Piero Dell'Anno BA. MA. PgDip. Dip. MSc Counselling and Psychotherapy in West Hampstead and Central London

Thoughts are real but they are not the truth

At times, life can be challenging and the difficulties we face may seem insurmountable.
Sometimes those difficulties are rooted in the past, in our relationship with our parents or
caregivers, or in events that have unexpectedly altered the course of our life. We might be
critical of ourselves and believe we should already have overcome these experiences.

Unfinished matters from the past can have a negative impact on many areas of life, including
relationships with family and friends and our working lives.

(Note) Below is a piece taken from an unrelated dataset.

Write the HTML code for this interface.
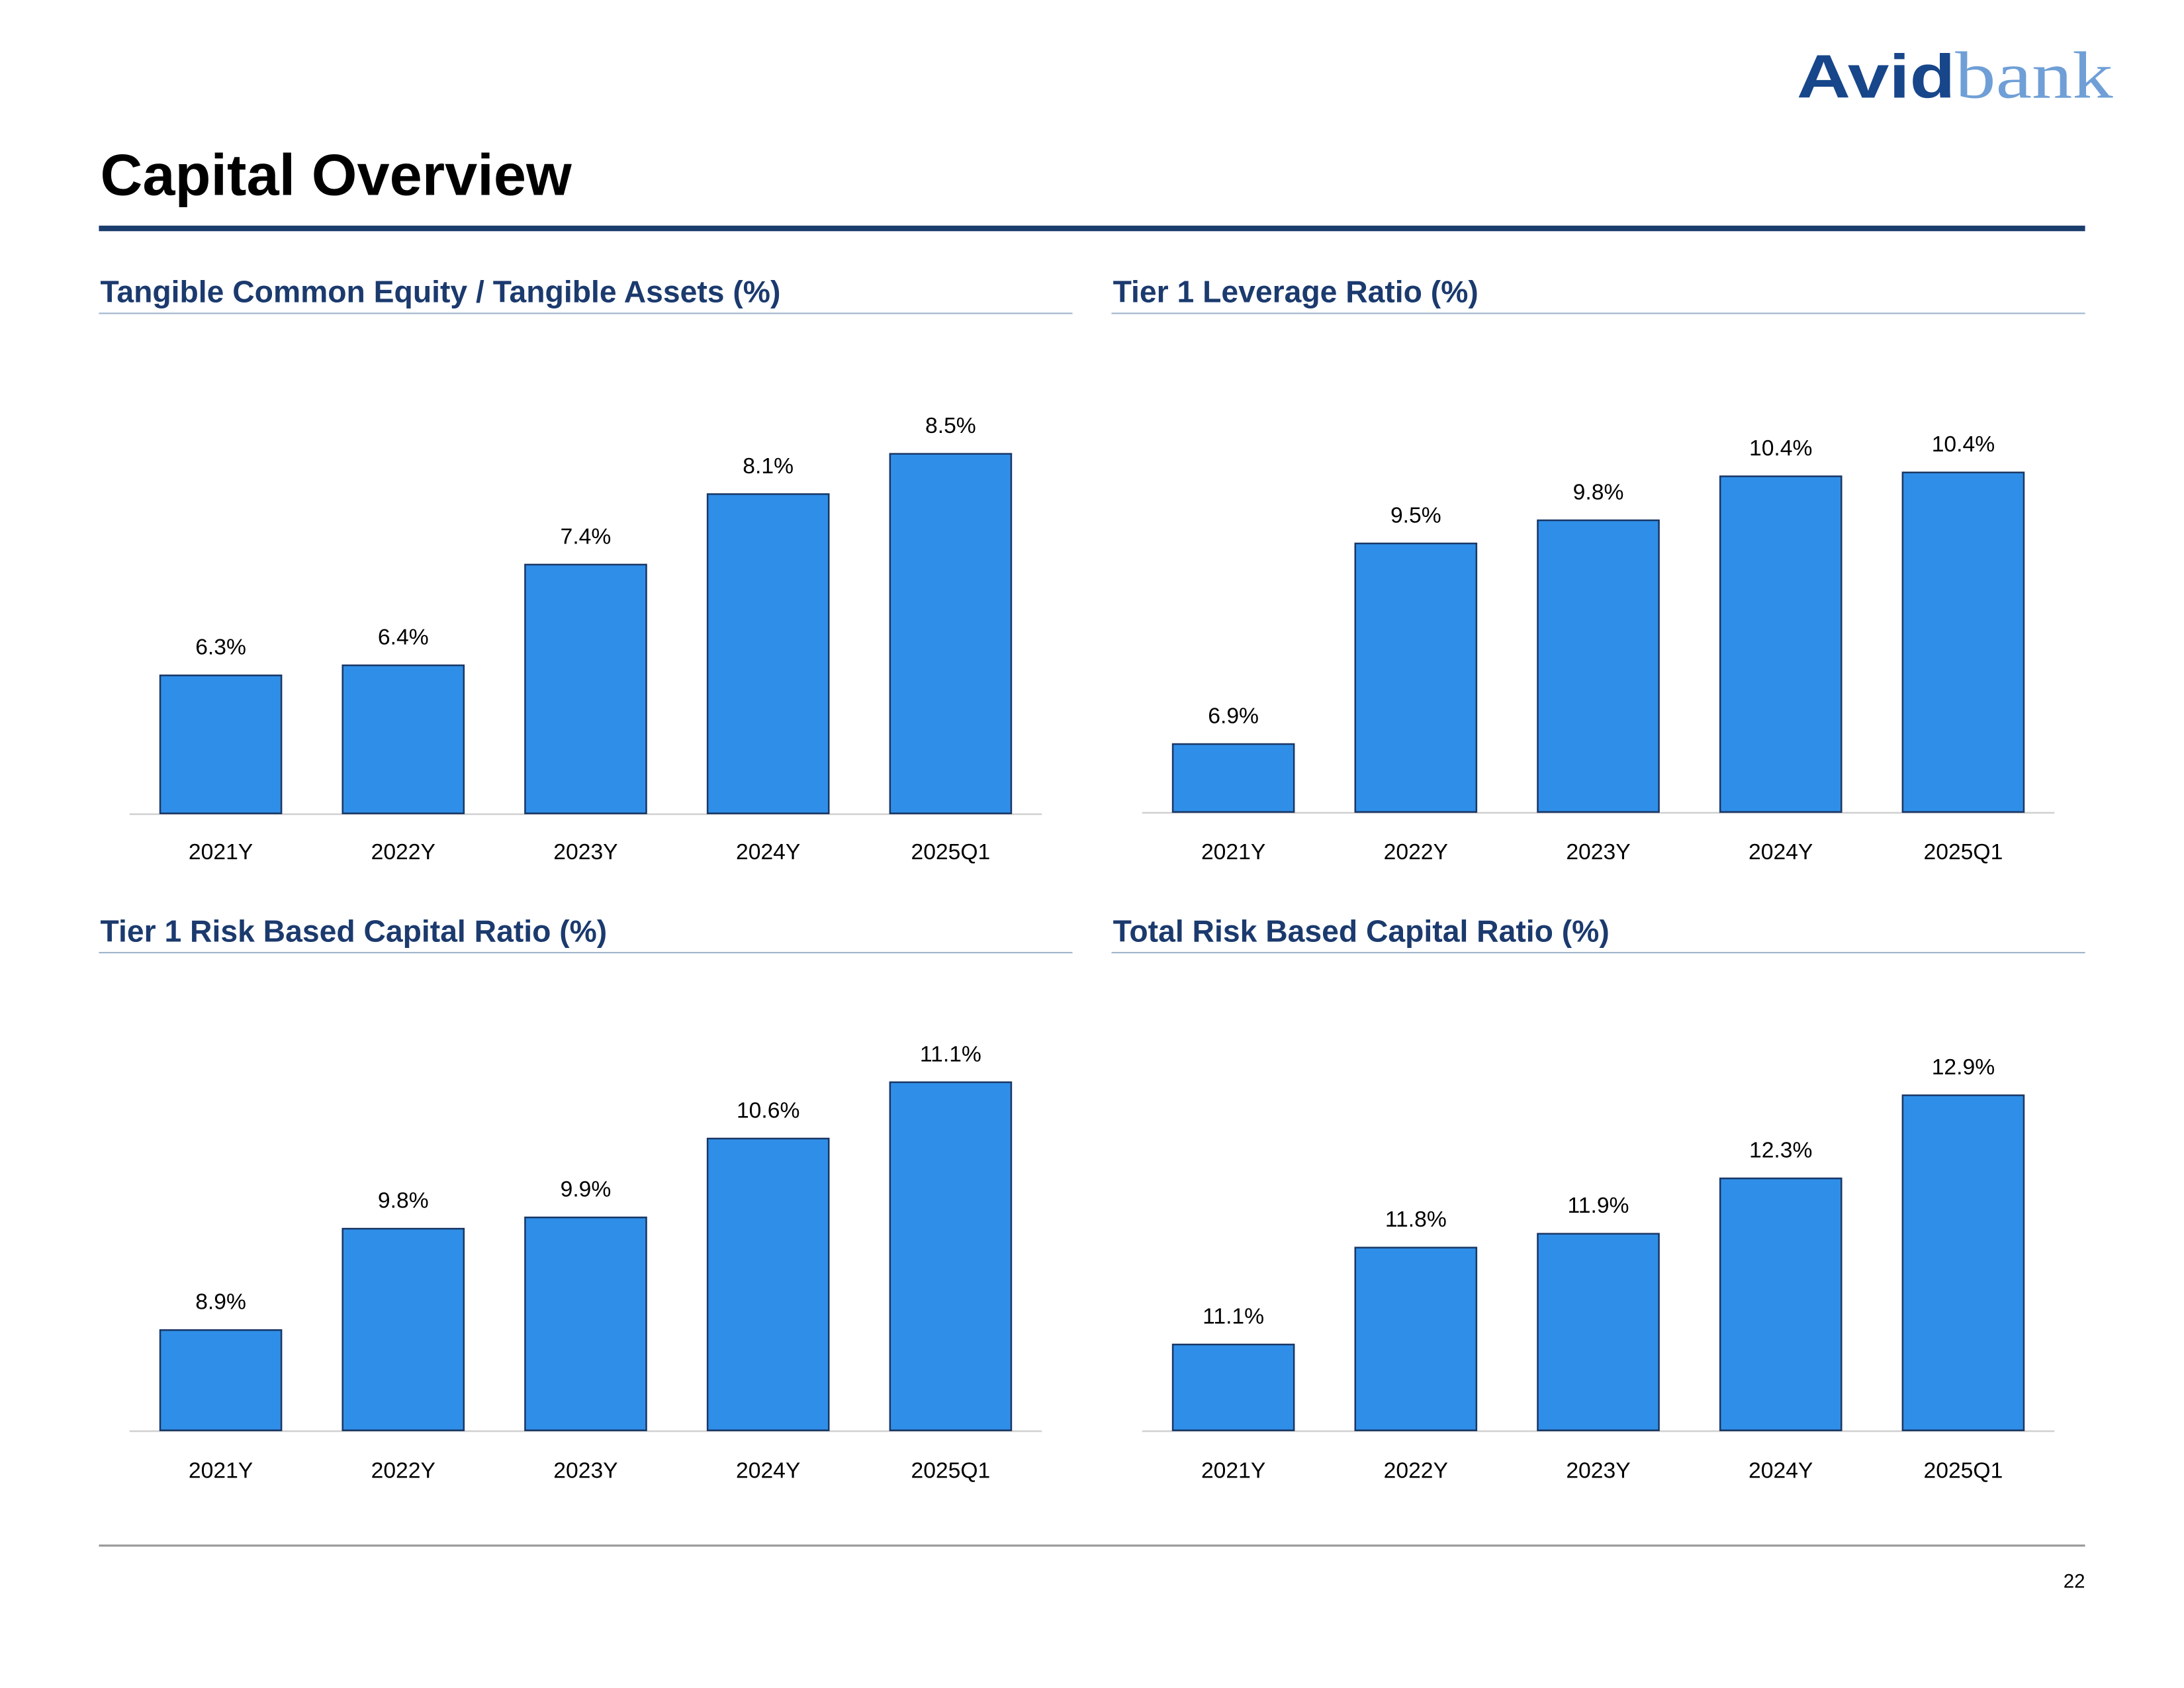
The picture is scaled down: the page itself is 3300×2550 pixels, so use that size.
<!DOCTYPE html>
<html><head><meta charset="utf-8">
<style>
html,body{margin:0;padding:0;background:#fff;}
svg{display:block;}
text{font-family:"Liberation Sans",sans-serif;}
</style></head>
<body>
<svg id="page" width="3300" height="2550" viewBox="0 0 1568 1212" preserveAspectRatio="none" xmlns="http://www.w3.org/2000/svg">
  <g>
    <text x="1290" y="70" font-size="44" textLength="227" lengthAdjust="spacingAndGlyphs"><tspan font-weight="bold" fill="#17468a" style="font-family:'Liberation Sans',sans-serif">Avid</tspan><tspan fill="#6f9fd6" font-size="48" style="font-family:'Liberation Serif',serif">bank</tspan></text>
  </g>
  <text x="72" y="140" font-size="42" font-weight="bold" fill="#000">Capital Overview</text>
  <rect x="71" y="162" width="1426" height="4" fill="#1b3d6e"/>
  <g id="charts"></g>
  <rect x="71" y="1109" width="1426" height="1.5" fill="#999"/>
  <text x="1497" y="1140" font-size="14" text-anchor="end" fill="#000">22</text>
</svg>
<script>
const categories = ["2021Y","2022Y","2023Y","2024Y","2025Q1"];
const tceValues = [6.3, 6.4, 7.4, 8.1, 8.5];
const tceLabels = ["6.3%","6.4%","7.4%","8.1%","8.5%"];
const levValues = [6.9, 9.5, 9.8, 10.37, 10.42];
const levLabels = ["6.9%","9.5%","9.8%","10.4%","10.4%"];
const t1Values = [8.9, 9.8, 9.9, 10.6, 11.1];
const t1Labels = ["8.9%","9.8%","9.9%","10.6%","11.1%"];
const totValues = [11.1, 11.8, 11.9, 12.3, 12.9];
const totLabels = ["11.1%","11.8%","11.9%","12.3%","12.9%"];

const NS = "http://www.w3.org/2000/svg";
const root = document.getElementById("charts");
function mk(tag, attrs, parent){
  const e = document.createElementNS(NS, tag);
  for (const k in attrs) e.setAttribute(k, attrs[k]);
  parent.appendChild(e);
  return e;
}
const charts = [
  {name:"tce-ratio", title:"Tangible Common Equity / Tangible Assets (%)", x0:71, titleY:217, base:584, top:289.7, min:4.93, max:9.0, vals:tceValues, labs:tceLabels, xlY:617},
  {name:"tier1-leverage", title:"Tier 1 Leverage Ratio (%)", x0:798, titleY:217, base:583, top:307.1, min:6.02, max:11.0, vals:levValues, labs:levLabels, xlY:617},
  {name:"tier1-risk-based", title:"Tier 1 Risk Based Capital Ratio (%)", x0:71, titleY:676, base:1027, top:744.7, min:8.01, max:11.5, vals:t1Values, labs:t1Labels, xlY:1061},
  {name:"total-risk-based", title:"Total Risk Based Capital Ratio (%)", x0:798, titleY:676, base:1027, top:776.5, min:10.48, max:13.0, vals:totValues, labs:totLabels, xlY:1061}
];
charts.forEach(c => {
  const g = mk("g", {}, root);
  
  
  const t = mk("text", {x:c.x0+1, y:c.titleY, "font-size":"22", "font-weight":"bold", fill:"#1b3a6e"}, g);
  t.textContent = c.title;
  
  
  const u = mk("rect", {x:c.x0, y:224.5 + (c.titleY-217), width:699, height:1, fill:"#9fb4cc"}, g);
  
  
  const y = v => c.base - (v - c.min) / (c.max - c.min) * (c.base - c.top);
  const xb = i => c.x0 + 44 + i * 131;
  const ax = mk("rect", {x:c.x0+22, y:c.base, width:655, height:1.2, fill:"#d0d0d0"}, g);
  
  
  categories.forEach((cat, i) => {
    const v = c.vals[i];
    const b = mk("rect", {x:xb(i), y:y(v), width:87, height:c.base - y(v), fill:"#2f8fe8", stroke:"#1a3766", "stroke-width":"1.2"}, g);
    
    
    const l = mk("text", {x:xb(i)+43.5, y:y(v)-15, "font-size":"16", "text-anchor":"middle", fill:"#000"}, g);
    l.textContent = c.labs[i];
    
    
    const xl = mk("text", {x:xb(i)+43.5, y:c.xlY, "font-size":"16", "text-anchor":"middle", fill:"#000"}, g);
    xl.textContent = cat;
    
    
  });
});
</script>
</body></html>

It can be difficult to recognise and understand how the past is damaging our present.
Unresolved issues can manifest themselves in the present as anxiety, depression, jealousy,
panic attacks and other physical symptoms. We each develop a strategy for coping, derived
from what is possible at the time with the available resources. Just as plants somehow adapt
to grow despite a shortage of light, water and oxygen, we cope by adopting certain patterns of
behaviour, which we then tend to repeat until they become fixed. Even if we recognise these
behaviours, and want to change the ones that now work less well for us, change may seem
impossible.

I encourage my clients to explore and make connections between the unfinished past and the
present, and the impact of the former on the latter. I help clients to become more
compassionate towards themselves, and to recognise that patterns of behaviour they adopted
in the past were appropriate at that time, given the resources available to them then. It is only
later that such behaviours may appear inappropriate and in need of change. Making these
connections helps clients to discover for themselves new opportunities and new ways of
being, in the present and future.

Too often, terms such as depression, anxiety, panic attacks and relationship difficulties are
used as if referring to a physical illness and/or to something fixed and unchangeable. I believe
they are, in fact, ways of adapting and of being which we have chosen so as to protect and
support ourselves.

In my clinical practice, my ethos is to support my clients in a nonjudgmental
way, helping them to discover that we can achieve well-being by drawing on our
inner resources and those available in the wider environment. A new way of seeing can be
the start of a new way of being.

I am from an Italian background. London is now my home. I have lived and studied in many
countries, and appreciate and enjoy learning from the diversity I have experienced. I am
curious about the power of our inner voice to navigate us through life, and about our potential
to learn self-compassion so as to be kinder to ourselves in coping with life’s challenges.